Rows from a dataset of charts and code
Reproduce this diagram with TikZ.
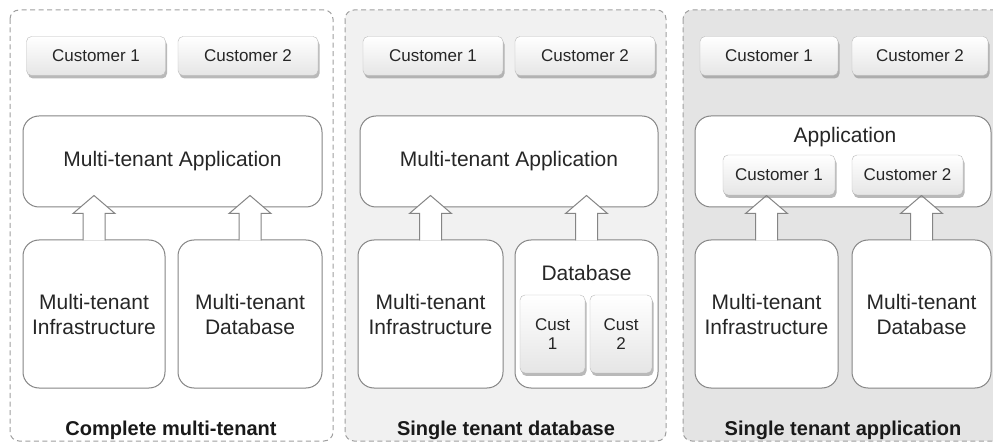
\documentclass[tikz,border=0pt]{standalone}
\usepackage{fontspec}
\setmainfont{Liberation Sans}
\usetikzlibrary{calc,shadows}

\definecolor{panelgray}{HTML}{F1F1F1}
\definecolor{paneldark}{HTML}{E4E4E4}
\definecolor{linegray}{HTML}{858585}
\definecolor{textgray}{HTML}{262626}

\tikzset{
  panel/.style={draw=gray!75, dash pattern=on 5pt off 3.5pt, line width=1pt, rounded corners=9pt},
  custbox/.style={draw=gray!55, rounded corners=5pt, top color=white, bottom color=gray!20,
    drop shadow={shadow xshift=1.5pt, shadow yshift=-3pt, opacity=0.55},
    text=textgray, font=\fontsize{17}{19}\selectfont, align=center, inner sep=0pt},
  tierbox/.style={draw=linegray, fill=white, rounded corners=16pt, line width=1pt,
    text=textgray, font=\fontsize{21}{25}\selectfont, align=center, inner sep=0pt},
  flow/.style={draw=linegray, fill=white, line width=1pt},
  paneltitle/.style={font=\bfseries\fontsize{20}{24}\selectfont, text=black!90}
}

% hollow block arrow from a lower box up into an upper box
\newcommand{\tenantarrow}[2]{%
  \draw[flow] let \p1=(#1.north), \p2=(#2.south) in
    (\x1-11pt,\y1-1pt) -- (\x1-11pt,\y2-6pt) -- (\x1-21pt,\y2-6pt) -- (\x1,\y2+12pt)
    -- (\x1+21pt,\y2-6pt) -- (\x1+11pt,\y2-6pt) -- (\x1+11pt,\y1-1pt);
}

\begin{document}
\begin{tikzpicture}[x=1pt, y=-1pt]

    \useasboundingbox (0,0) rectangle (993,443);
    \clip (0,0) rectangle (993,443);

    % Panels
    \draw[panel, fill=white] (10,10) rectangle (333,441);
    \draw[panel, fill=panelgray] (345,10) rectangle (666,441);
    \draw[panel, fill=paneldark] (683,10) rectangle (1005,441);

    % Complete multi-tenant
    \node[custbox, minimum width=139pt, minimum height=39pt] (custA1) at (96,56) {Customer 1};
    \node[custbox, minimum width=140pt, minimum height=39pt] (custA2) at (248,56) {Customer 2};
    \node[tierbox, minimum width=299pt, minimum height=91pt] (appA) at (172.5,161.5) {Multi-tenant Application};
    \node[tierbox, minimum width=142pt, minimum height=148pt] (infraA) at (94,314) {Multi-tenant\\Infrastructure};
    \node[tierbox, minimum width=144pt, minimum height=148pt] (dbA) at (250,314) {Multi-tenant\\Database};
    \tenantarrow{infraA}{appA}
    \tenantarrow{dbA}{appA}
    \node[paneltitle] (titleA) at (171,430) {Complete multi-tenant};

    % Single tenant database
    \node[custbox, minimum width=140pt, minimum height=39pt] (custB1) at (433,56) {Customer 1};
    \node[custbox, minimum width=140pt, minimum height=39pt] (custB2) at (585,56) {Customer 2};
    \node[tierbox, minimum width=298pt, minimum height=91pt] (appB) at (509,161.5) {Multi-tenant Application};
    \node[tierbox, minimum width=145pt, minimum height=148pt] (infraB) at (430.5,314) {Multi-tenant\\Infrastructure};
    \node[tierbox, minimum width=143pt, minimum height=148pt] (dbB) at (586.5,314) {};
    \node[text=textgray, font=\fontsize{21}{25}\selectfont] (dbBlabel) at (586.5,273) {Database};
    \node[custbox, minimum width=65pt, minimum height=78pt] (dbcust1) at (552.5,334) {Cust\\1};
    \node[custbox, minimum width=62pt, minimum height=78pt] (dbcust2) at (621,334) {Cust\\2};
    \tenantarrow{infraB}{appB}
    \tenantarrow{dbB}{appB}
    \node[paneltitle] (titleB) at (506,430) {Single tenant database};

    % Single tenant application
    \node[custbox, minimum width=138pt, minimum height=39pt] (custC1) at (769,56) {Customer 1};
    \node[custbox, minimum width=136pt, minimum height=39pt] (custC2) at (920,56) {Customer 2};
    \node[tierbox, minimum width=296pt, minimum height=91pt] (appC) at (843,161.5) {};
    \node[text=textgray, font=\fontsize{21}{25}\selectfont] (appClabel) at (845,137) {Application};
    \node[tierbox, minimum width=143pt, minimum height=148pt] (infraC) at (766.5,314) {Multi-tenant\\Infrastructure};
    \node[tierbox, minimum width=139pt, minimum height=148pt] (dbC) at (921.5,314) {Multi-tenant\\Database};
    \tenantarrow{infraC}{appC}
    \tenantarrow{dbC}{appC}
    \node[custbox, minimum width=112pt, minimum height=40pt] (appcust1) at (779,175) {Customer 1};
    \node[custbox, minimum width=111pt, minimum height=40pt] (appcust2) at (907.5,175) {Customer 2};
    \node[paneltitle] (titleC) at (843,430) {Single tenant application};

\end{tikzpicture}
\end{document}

...

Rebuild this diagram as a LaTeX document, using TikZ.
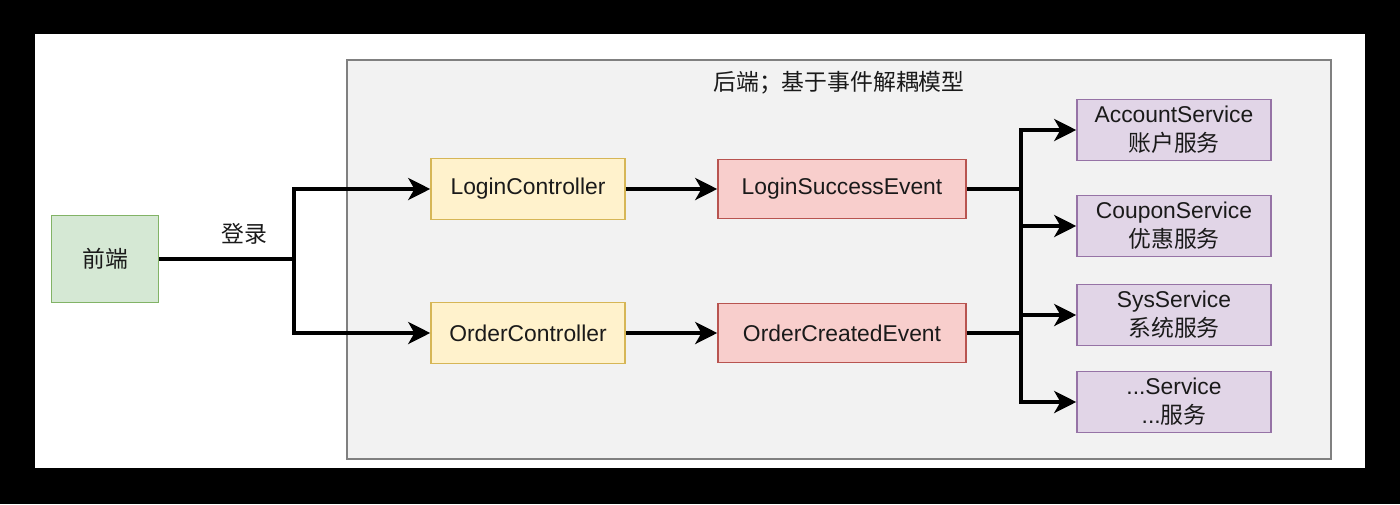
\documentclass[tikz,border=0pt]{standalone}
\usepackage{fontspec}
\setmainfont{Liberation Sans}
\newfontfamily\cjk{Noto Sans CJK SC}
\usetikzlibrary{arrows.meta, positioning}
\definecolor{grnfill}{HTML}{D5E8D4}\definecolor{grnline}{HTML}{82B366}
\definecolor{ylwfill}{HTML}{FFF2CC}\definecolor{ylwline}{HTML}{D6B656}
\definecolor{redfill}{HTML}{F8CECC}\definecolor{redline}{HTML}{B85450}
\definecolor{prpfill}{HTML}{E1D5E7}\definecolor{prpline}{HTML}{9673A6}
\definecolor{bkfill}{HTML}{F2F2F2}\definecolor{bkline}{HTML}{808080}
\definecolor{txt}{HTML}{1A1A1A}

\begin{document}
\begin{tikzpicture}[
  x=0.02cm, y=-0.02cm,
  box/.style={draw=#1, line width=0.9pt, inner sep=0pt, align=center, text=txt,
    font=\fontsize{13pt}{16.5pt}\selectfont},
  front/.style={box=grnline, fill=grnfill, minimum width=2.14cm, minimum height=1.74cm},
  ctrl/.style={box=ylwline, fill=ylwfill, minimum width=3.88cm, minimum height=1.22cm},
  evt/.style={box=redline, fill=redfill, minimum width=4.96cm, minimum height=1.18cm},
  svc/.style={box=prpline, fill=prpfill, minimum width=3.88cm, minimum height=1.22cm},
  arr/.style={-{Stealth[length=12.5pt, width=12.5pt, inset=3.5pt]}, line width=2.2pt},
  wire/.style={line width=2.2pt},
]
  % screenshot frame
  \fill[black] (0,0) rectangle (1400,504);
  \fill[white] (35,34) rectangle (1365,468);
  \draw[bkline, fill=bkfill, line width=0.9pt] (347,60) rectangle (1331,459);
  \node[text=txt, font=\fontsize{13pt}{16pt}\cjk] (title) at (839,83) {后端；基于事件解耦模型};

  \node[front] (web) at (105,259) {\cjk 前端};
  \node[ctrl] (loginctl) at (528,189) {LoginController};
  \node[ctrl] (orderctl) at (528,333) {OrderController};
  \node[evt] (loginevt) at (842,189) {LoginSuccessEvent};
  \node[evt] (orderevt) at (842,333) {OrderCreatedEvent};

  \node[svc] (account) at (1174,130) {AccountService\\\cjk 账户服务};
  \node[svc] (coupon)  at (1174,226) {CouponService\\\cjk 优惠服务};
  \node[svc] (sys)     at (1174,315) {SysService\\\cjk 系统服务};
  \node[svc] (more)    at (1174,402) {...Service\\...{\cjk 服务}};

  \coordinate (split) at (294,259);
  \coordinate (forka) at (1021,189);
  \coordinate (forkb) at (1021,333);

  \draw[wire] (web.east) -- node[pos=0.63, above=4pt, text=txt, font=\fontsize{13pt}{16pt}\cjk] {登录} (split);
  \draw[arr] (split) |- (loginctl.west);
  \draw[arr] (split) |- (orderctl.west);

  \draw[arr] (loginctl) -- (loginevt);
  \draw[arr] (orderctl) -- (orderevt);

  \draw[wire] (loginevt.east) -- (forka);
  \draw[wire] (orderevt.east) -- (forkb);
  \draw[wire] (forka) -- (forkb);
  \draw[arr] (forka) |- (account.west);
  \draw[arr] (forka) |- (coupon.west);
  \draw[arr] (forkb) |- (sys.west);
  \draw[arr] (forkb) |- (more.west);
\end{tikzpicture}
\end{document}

▶ [Exercise prompt] Look above for the line with "Rebuild this diagram"; quote it and every line after it, stopping after the line with "(forkb) at (1021,333);", exactly, with nothing added and without pictures.

▶ [Written solution]
Rebuild this diagram as a LaTeX document, using TikZ.
\documentclass[tikz,border=0pt]{standalone}
\usepackage{fontspec}
\setmainfont{Liberation Sans}
\newfontfamily\cjk{Noto Sans CJK SC}
\usetikzlibrary{arrows.meta, positioning}
\definecolor{grnfill}{HTML}{D5E8D4}\definecolor{grnline}{HTML}{82B366}
\definecolor{ylwfill}{HTML}{FFF2CC}\definecolor{ylwline}{HTML}{D6B656}
\definecolor{redfill}{HTML}{F8CECC}\definecolor{redline}{HTML}{B85450}
\definecolor{prpfill}{HTML}{E1D5E7}\definecolor{prpline}{HTML}{9673A6}
\definecolor{bkfill}{HTML}{F2F2F2}\definecolor{bkline}{HTML}{808080}
\definecolor{txt}{HTML}{1A1A1A}

\begin{document}
\begin{tikzpicture}[
  x=0.02cm, y=-0.02cm,
  box/.style={draw=#1, line width=0.9pt, inner sep=0pt, align=center, text=txt,
    font=\fontsize{13pt}{16.5pt}\selectfont},
  front/.style={box=grnline, fill=grnfill, minimum width=2.14cm, minimum height=1.74cm},
  ctrl/.style={box=ylwline, fill=ylwfill, minimum width=3.88cm, minimum height=1.22cm},
  evt/.style={box=redline, fill=redfill, minimum width=4.96cm, minimum height=1.18cm},
  svc/.style={box=prpline, fill=prpfill, minimum width=3.88cm, minimum height=1.22cm},
  arr/.style={-{Stealth[length=12.5pt, width=12.5pt, inset=3.5pt]}, line width=2.2pt},
  wire/.style={line width=2.2pt},
]
  % screenshot frame
  \fill[black] (0,0) rectangle (1400,504);
  \fill[white] (35,34) rectangle (1365,468);
  \draw[bkline, fill=bkfill, line width=0.9pt] (347,60) rectangle (1331,459);
  \node[text=txt, font=\fontsize{13pt}{16pt}\cjk] (title) at (839,83) {后端；基于事件解耦模型};

  \node[front] (web) at (105,259) {\cjk 前端};
  \node[ctrl] (loginctl) at (528,189) {LoginController};
  \node[ctrl] (orderctl) at (528,333) {OrderController};
  \node[evt] (loginevt) at (842,189) {LoginSuccessEvent};
  \node[evt] (orderevt) at (842,333) {OrderCreatedEvent};

  \node[svc] (account) at (1174,130) {AccountService\\\cjk 账户服务};
  \node[svc] (coupon)  at (1174,226) {CouponService\\\cjk 优惠服务};
  \node[svc] (sys)     at (1174,315) {SysService\\\cjk 系统服务};
  \node[svc] (more)    at (1174,402) {...Service\\...{\cjk 服务}};

  \coordinate (split) at (294,259);
  \coordinate (forka) at (1021,189);
  \coordinate (forkb) at (1021,333);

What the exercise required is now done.